[START MATERIAL TO PROCESS]

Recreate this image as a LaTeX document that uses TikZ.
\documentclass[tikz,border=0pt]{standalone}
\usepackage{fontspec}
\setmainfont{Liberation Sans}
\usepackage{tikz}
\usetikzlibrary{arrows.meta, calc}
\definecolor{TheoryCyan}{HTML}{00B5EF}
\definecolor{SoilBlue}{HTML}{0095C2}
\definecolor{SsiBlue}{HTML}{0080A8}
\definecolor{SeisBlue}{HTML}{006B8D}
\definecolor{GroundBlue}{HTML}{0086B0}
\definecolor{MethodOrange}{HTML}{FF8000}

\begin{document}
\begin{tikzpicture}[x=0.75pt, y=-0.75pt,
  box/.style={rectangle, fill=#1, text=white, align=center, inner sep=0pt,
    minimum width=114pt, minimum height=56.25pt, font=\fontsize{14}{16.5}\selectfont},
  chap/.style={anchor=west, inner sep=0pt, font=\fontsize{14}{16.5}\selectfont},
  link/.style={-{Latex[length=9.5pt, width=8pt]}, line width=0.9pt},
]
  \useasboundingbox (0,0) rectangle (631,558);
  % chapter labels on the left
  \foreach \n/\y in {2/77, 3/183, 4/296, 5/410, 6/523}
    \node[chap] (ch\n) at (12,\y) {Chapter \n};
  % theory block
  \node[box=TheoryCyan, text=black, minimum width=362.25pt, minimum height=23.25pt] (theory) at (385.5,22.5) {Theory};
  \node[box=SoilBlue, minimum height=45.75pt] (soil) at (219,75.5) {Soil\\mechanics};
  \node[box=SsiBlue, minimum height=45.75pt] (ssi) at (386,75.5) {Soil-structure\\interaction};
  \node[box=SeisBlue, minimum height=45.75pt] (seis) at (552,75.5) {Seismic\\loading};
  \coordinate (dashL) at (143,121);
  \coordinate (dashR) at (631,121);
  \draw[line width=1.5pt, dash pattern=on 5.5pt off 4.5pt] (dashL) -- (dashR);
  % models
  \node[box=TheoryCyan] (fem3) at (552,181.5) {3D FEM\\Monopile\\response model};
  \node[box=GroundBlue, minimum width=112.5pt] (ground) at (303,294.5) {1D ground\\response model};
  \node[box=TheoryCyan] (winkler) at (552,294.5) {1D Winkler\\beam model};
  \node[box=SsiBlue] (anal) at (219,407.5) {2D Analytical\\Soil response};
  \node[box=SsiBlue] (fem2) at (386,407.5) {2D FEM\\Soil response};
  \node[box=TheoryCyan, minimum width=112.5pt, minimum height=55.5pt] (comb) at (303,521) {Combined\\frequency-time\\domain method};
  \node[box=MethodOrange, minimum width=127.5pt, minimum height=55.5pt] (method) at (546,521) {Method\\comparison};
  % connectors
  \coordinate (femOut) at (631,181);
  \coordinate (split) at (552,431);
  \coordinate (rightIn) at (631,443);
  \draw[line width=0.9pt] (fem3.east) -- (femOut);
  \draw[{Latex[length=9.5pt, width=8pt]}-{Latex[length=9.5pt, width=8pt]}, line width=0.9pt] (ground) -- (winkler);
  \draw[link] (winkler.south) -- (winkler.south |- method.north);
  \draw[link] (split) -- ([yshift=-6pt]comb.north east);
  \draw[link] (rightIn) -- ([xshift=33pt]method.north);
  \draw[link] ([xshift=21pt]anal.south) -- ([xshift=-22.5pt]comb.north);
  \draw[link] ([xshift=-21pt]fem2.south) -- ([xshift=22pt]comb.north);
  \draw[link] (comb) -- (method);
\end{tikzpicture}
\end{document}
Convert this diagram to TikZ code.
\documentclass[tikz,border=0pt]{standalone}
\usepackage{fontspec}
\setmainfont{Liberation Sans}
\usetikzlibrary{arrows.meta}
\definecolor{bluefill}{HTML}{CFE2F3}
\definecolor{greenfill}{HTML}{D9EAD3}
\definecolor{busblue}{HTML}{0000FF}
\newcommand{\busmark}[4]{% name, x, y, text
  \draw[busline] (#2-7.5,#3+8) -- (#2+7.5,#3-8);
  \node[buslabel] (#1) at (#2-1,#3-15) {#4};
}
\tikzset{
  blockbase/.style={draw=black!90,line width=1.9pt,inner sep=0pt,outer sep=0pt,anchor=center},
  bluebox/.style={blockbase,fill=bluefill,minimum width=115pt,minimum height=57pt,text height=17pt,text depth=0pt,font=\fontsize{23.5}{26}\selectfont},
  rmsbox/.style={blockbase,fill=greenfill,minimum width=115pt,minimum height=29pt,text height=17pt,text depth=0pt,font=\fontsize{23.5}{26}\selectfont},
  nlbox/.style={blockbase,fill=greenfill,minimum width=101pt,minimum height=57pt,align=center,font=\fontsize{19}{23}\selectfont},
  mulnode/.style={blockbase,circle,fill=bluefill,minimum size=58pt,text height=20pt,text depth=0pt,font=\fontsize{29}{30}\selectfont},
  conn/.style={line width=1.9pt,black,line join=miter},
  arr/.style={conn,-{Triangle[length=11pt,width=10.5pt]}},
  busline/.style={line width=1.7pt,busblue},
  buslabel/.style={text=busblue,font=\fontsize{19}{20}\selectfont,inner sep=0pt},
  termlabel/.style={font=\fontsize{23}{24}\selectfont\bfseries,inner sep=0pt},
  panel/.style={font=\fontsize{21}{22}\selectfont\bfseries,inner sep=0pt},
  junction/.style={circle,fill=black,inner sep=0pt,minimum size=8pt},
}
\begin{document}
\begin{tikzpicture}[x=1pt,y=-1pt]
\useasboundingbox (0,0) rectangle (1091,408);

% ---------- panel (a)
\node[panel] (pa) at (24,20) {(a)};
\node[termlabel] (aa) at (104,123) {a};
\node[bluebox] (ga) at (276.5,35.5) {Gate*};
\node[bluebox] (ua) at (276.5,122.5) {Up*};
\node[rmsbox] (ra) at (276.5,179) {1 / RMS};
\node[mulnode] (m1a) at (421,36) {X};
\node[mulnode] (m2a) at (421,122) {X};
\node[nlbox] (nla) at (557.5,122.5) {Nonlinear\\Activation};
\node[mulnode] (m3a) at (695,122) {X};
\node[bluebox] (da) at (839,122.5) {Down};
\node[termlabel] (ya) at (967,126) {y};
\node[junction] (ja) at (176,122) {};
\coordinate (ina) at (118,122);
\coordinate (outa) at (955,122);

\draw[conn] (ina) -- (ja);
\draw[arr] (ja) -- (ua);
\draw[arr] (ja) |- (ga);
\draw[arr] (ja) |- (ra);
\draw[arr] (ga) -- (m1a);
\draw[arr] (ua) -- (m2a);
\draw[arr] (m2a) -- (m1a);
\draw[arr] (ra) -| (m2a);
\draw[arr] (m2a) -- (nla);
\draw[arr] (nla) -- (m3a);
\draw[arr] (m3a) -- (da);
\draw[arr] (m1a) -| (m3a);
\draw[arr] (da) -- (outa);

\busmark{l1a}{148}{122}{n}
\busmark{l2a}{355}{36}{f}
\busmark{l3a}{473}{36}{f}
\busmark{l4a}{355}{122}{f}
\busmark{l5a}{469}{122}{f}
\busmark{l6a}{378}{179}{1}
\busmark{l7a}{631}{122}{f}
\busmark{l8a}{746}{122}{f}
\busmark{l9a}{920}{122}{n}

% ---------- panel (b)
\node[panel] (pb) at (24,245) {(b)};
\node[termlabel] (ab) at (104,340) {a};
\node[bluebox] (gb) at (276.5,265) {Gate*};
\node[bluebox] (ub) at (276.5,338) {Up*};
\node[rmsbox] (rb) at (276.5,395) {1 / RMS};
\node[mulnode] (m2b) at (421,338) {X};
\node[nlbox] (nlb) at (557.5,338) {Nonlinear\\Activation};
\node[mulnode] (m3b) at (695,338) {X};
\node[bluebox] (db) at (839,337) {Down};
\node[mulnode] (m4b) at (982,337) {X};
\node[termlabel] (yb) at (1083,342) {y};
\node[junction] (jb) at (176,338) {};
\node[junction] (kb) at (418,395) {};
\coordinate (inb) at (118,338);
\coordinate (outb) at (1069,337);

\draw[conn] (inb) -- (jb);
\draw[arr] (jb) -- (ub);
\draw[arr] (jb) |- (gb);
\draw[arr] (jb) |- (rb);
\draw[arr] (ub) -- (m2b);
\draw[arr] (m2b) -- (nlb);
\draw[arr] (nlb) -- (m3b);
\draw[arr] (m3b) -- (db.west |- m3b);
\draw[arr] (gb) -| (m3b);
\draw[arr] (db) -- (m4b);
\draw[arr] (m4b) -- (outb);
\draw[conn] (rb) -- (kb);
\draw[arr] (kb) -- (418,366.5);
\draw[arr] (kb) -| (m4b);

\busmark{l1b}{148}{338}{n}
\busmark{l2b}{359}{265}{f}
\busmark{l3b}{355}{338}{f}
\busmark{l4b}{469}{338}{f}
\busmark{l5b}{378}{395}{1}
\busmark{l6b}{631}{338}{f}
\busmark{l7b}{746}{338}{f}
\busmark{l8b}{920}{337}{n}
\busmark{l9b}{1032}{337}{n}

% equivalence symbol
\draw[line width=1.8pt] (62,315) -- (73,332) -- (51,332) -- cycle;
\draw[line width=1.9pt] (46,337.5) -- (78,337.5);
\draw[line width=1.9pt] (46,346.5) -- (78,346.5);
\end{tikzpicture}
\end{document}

[END MATERIAL TO PROCESS]

-- TASK OBJECTIVE --
Give again the run of lines that opens at the line with "Convert this diagram to TikZ code." and closes at the line with "(0,0) rectangle (1091,408);", exactly, and only that run.

-- ANSWER TO THE PROBLEM --
Convert this diagram to TikZ code.
\documentclass[tikz,border=0pt]{standalone}
\usepackage{fontspec}
\setmainfont{Liberation Sans}
\usetikzlibrary{arrows.meta}
\definecolor{bluefill}{HTML}{CFE2F3}
\definecolor{greenfill}{HTML}{D9EAD3}
\definecolor{busblue}{HTML}{0000FF}
\newcommand{\busmark}[4]{% name, x, y, text
  \draw[busline] (#2-7.5,#3+8) -- (#2+7.5,#3-8);
  \node[buslabel] (#1) at (#2-1,#3-15) {#4};
}
\tikzset{
  blockbase/.style={draw=black!90,line width=1.9pt,inner sep=0pt,outer sep=0pt,anchor=center},
  bluebox/.style={blockbase,fill=bluefill,minimum width=115pt,minimum height=57pt,text height=17pt,text depth=0pt,font=\fontsize{23.5}{26}\selectfont},
  rmsbox/.style={blockbase,fill=greenfill,minimum width=115pt,minimum height=29pt,text height=17pt,text depth=0pt,font=\fontsize{23.5}{26}\selectfont},
  nlbox/.style={blockbase,fill=greenfill,minimum width=101pt,minimum height=57pt,align=center,font=\fontsize{19}{23}\selectfont},
  mulnode/.style={blockbase,circle,fill=bluefill,minimum size=58pt,text height=20pt,text depth=0pt,font=\fontsize{29}{30}\selectfont},
  conn/.style={line width=1.9pt,black,line join=miter},
  arr/.style={conn,-{Triangle[length=11pt,width=10.5pt]}},
  busline/.style={line width=1.7pt,busblue},
  buslabel/.style={text=busblue,font=\fontsize{19}{20}\selectfont,inner sep=0pt},
  termlabel/.style={font=\fontsize{23}{24}\selectfont\bfseries,inner sep=0pt},
  panel/.style={font=\fontsize{21}{22}\selectfont\bfseries,inner sep=0pt},
  junction/.style={circle,fill=black,inner sep=0pt,minimum size=8pt},
}
\begin{document}
\begin{tikzpicture}[x=1pt,y=-1pt]
\useasboundingbox (0,0) rectangle (1091,408);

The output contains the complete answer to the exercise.